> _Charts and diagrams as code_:
** START **
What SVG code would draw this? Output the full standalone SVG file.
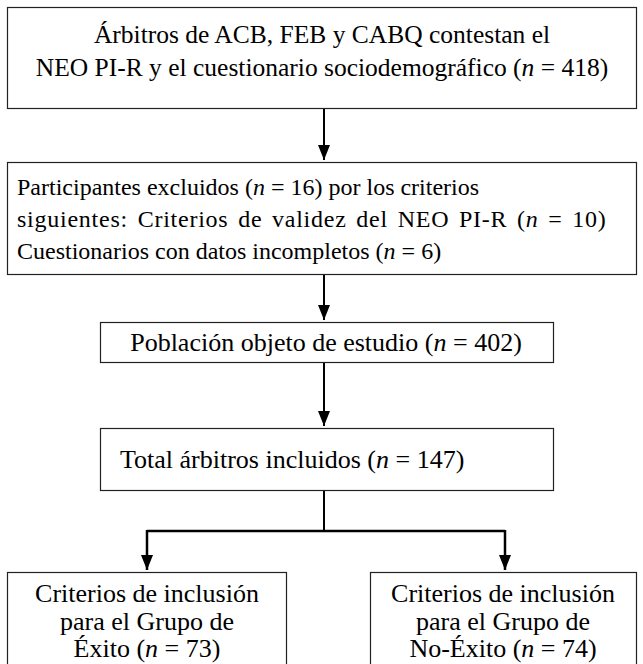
<svg xmlns="http://www.w3.org/2000/svg" width="643" height="664" viewBox="0 0 643 664">
<defs>
<marker id="ah" markerWidth="15" markerHeight="12" refX="15" refY="6" orient="auto" markerUnits="userSpaceOnUse" viewBox="0 0 15 12">
<path d="M0,0 L15,6 L0,12 Z" fill="#000"/>
</marker>
<style>
.box{fill:#fff;stroke:#222;stroke-width:1.2}
.t{font-family:"Liberation Serif","Times New Roman",serif;font-size:26px;fill:#000}
.t1{font-size:25.5px}
.t2{font-size:24px}
.c{text-anchor:middle}
.ln{fill:none;stroke:#000;stroke-width:2}
.lb{fill:none;stroke:#000;stroke-width:2.5}
</style>
</defs>
<rect width="643" height="664" fill="#fff"/>
<g id="connectors">
<line class="ln" x1="324" y1="108" x2="324" y2="160" marker-end="url(#ah)"/>
<line class="ln" x1="324" y1="274" x2="324" y2="320" marker-end="url(#ah)"/>
<line class="ln" x1="324" y1="362" x2="324" y2="426" marker-end="url(#ah)"/>
<polyline class="ln" points="324,490 324,531"/>
<polyline class="lb" points="147,531 505,531"/>
<line class="lb" x1="147" y1="530" x2="147" y2="570" marker-end="url(#ah)"/>
<line class="lb" x1="505" y1="530" x2="505" y2="570" marker-end="url(#ah)"/>
</g>
<g id="n1">
<rect class="box" x="7.5" y="7.5" width="629" height="101"/>
<text class="t t1 c" x="322" y="43">Árbitros de ACB, FEB y CABQ contestan el</text>
<text class="t t1 c" x="322" y="76">NEO PI-R y el cuestionario sociodemográfico (<tspan font-style="italic">n</tspan> = 418)</text>
</g>
<g id="n2">
<rect class="box" x="7.5" y="162.5" width="629" height="112"/>
<text class="t t2" x="17" y="195">Participantes excluidos (<tspan font-style="italic">n</tspan> = 16) por los criterios</text>
<text class="t t2" x="17" y="227" word-spacing="3" letter-spacing="0.75">siguientes: Criterios de validez del NEO PI-R (<tspan font-style="italic">n</tspan> = 10)</text>
<text class="t t2" x="17" y="259">Cuestionarios con datos incompletos (<tspan font-style="italic">n</tspan> = 6)</text>
</g>
<g id="n3">
<rect class="box" x="100.5" y="322.5" width="453" height="40"/>
<text class="t c" x="326" y="351">Población objeto de estudio (<tspan font-style="italic">n</tspan> = 402)</text>
</g>
<g id="n4">
<rect class="box" x="100.5" y="428.5" width="453" height="62"/>
<text class="t" x="120" y="468">Total árbitros incluidos (<tspan font-style="italic">n</tspan> = 147)</text>
</g>
<g id="n5">
<rect class="box" x="7.5" y="572.5" width="279" height="110"/>
<text class="t c" x="147" y="602">Criterios de inclusión</text>
<text class="t c" x="147" y="630">para el Grupo de</text>
<text class="t c" x="147" y="657">Éxito (<tspan font-style="italic">n</tspan> = 73)</text>
</g>
<g id="n6">
<rect class="box" x="370.5" y="572.5" width="266" height="110"/>
<text class="t c" x="503" y="602">Criterios de inclusión</text>
<text class="t c" x="503" y="630">para el Grupo de</text>
<text class="t c" x="503" y="657">No-Éxito (<tspan font-style="italic">n</tspan> = 74)</text>
</g>
</svg>
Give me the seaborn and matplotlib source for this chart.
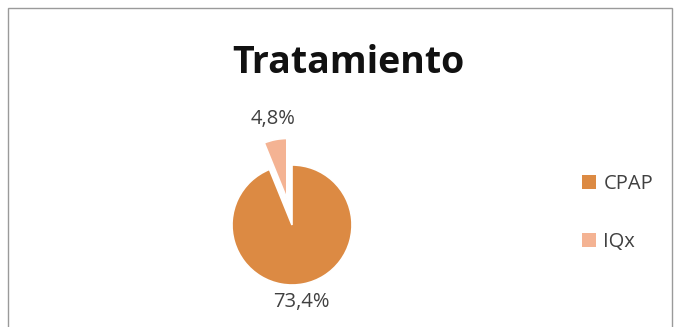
import matplotlib
matplotlib.use("Agg")
import matplotlib.pyplot as plt
import matplotlib.patches as mpatches
import seaborn as sns

categories = ["CPAP", "IQx"]
values = [73.4, 4.8]
labels = ["73,4%", "4,8%"]
title = "Tratamiento"

sns.set_theme(style="white")
plt.rcParams["font.family"] = ["Open Sans", "DejaVu Sans"]

colors = ["#DC8A43", "#F4B393"]

fig = plt.figure(figsize=(6.8, 3.27), dpi=100)
fig.patch.set_facecolor("white")

# chart border
fig.add_artist(mpatches.Rectangle((8 / 680, -0.05), 664 / 680, (327 - 8) / 327 + 0.05,
                                  transform=fig.transFigure, fill=False,
                                  edgecolor="#9a9a9a", linewidth=1.0))

ax = fig.add_axes([(292 - 90) / 680, (327 - 225 - 90) / 327, 180 / 680, 180 / 327])
wedges, texts = ax.pie(values, labels=labels, colors=colors, startangle=90,
                       counterclock=False, explode=[0, 0.45], labeldistance=1.2,
                       wedgeprops=dict(edgecolor="white", linewidth=1.2),
                       textprops=dict(fontsize=14.5, color="#404040"))
x1, y1 = texts[1].get_position()
texts[1].set_position((x1 + 0.0, y1 + 0.15))
x0, y0 = texts[0].get_position()
texts[0].set_position((x0 - 0.07, y0 - 0.1))
for t in texts:
    t.set_ha("center")
    t.set_va("center")
ax.set_xlim(-1.5, 1.5)
ax.set_ylim(-1.5, 1.5)
ax.set_aspect("equal")
ax.axis("off")

fig.text(348 / 680, 1 - 63 / 327, title, ha="center", va="center",
         fontsize=27, fontweight="bold", color="#111111")

handles = [mpatches.Patch(facecolor=c, edgecolor="none", label=l)
           for c, l in zip(colors, categories)]
fig.legend(handles=handles, loc="center left", bbox_to_anchor=(564 / 680, 1 - 213 / 327),
           frameon=False, fontsize=14.5, handlelength=0.7, handleheight=0.7,
           handletextpad=0.35, labelspacing=1.9, labelcolor="#404040")

fig.savefig("out.png", dpi=100)
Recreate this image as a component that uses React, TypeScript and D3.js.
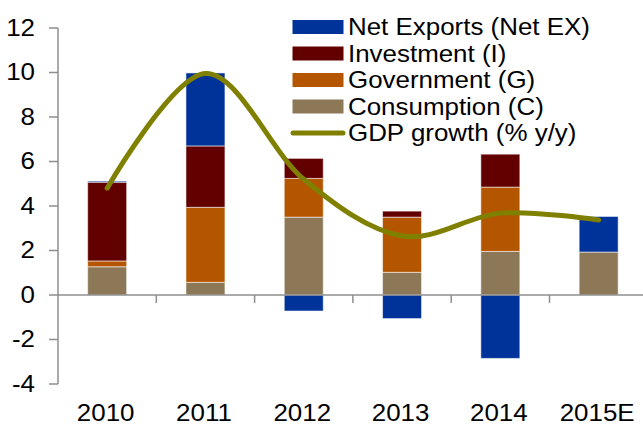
import React from "react";
import * as d3 from "d3";

const categories = ["2010", "2011", "2012", "2013", "2014", "2015E"];
const consumption = [1.27, 0.57, 3.5, 1.02, 1.96, 1.93];
const government = [0.26, 3.37, 1.74, 2.48, 2.89, 0];
const investment = [3.54, 2.76, 0.9, 0.27, 1.48, 0];
const netExports = [0.05, 3.28, -0.72, -1.06, -2.85, 1.6];
const gdpGrowth = [4.8, 9.95, 5.2, 2.65, 3.68, 3.37];
const yTicks = [-4, -2, 0, 2, 4, 6, 8, 10, 12];

const seriesKeys = ["C", "G", "I", "NX"];
const legendItems = [
  { label: "Net Exports (Net EX)", color: "#003399", type: "rect" },
  { label: "Investment (I)", color: "#620000", type: "rect" },
  { label: "Government (G)", color: "#B45500", type: "rect" },
  { label: "Consumption (C)", color: "#8C7857", type: "rect" },
  { label: "GDP growth (% y/y)", color: "#808000", type: "line" },
];
const colorMap: Record<string, string> = {
  NX: "#003399",
  I: "#620000",
  G: "#B45500",
  C: "#8C7857",
};

const SX = 1.08;

function T(props: { x: number; y: number; anchor?: string; dy?: string; children: any }) {
  return (
    <text
      transform={`translate(${props.x},${props.y}) scale(${SX},1)`}
      dy={props.dy}
      textAnchor={props.anchor || "start"}
      fontSize={24}
      fill="#000"
    >
      {props.children}
    </text>
  );
}

export default function App() {
  const W = 643;
  const H = 425;
  const axisX = 58;
  const x = d3.scaleBand<string>().domain(categories).range([axisX, axisX + 6 * 98.3]).paddingInner(0).paddingOuter(0);
  const y = d3.scaleLinear().domain([-4, 12]).range([384, 28]);
  const barW = 39;

  const rows = categories.map((c, i) => ({
    cat: c,
    C: consumption[i],
    G: government[i],
    I: investment[i],
    NX: netExports[i],
  }));
  const stacked = d3
    .stack<any>()
    .keys(seriesKeys)
    .offset(d3.stackOffsetDiverging)(rows);

  const cx = (c: string) => (x(c) as number) + x.bandwidth() / 2;
  const line = d3
    .line<number>()
    .x((_, i) => cx(categories[i]))
    .y((d) => y(d))
    .curve(d3.curveCardinal.tension(0));

  const font = "Liberation Sans, Arial, sans-serif";
  const axisColor = "#8e8e8e";
  const boundaries = d3.range(1, 7).map((i) => axisX + i * x.bandwidth());

  return (
    <svg width={W} height={H} style={{ position: "absolute", left: 0, top: 0 }} fontFamily={font}>
      <rect width={W} height={H} fill="#fff" />
      {/* bars */}
      {stacked.map((s) => (
        <g key={s.key}>
          {s.map((d, i) => {
            const y0 = y(d[0]);
            const y1 = y(d[1]);
            const h = Math.abs(y0 - y1);
            if (h < 0.01) return null;
            return (
              <rect
                key={i}
                x={cx(categories[i]) - barW / 2}
                y={Math.min(y0, y1)}
                width={barW}
                height={h}
                fill={colorMap[s.key]}
                stroke="#ffffff"
                strokeOpacity={0.55}
                strokeWidth={1}
              />
            );
          })}
        </g>
      ))}
      {/* y axis */}
      <line x1={axisX} x2={axisX} y1={y(12)} y2={y(-4)} stroke={axisColor} strokeWidth={1.5} />
      {yTicks.map((t) => (
        <g key={t}>
          <line x1={axisX - 9} x2={axisX} y1={y(t)} y2={y(t)} stroke={axisColor} strokeWidth={1.5} />
          <T x={35} y={y(t)} dy="0.33em" anchor="end">
            {t}
          </T>
        </g>
      ))}
      {/* x axis */}
      <line x1={axisX} x2={W} y1={y(0)} y2={y(0)} stroke={axisColor} strokeWidth={1.5} />
      {boundaries.map((b, i) => (
        <line key={i} x1={b} x2={b} y1={y(0)} y2={y(0) + 8} stroke={axisColor} strokeWidth={1.5} />
      ))}
      {categories.map((c) => (
        <T key={c} x={cx(c) - 1.5} y={421} anchor="middle">
          {c}
        </T>
      ))}
      {/* GDP line */}
      <path d={line(gdpGrowth) || ""} fill="none" stroke="#808000" strokeWidth={5} strokeLinecap="round" strokeLinejoin="round" />
      {/* legend */}
      {legendItems.map((it, i) => {
        const yc = 27 + i * 26.5;
        return (
          <g key={it.label}>
            {it.type === "rect" ? (
              <rect x={292.5} y={yc - 7} width={51} height={14} fill={it.color} />
            ) : (
              <line x1={293} x2={343} y1={yc} y2={yc} stroke={it.color} strokeWidth={5} strokeLinecap="round" />
            )}
            <T x={348} y={yc} dy="0.35em">
              {it.label}
            </T>
          </g>
        );
      })}
    </svg>
  );
}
** END **
> _EXERCISE PROMPT_:
Pick out the lines containing the word "this" and show them.

> _WORKED SOLUTION_:
What SVG code would draw this? Output the full standalone SVG file.
Give me the seaborn and matplotlib source for this chart.
Recreate this image as a component that uses React, TypeScript and D3.js.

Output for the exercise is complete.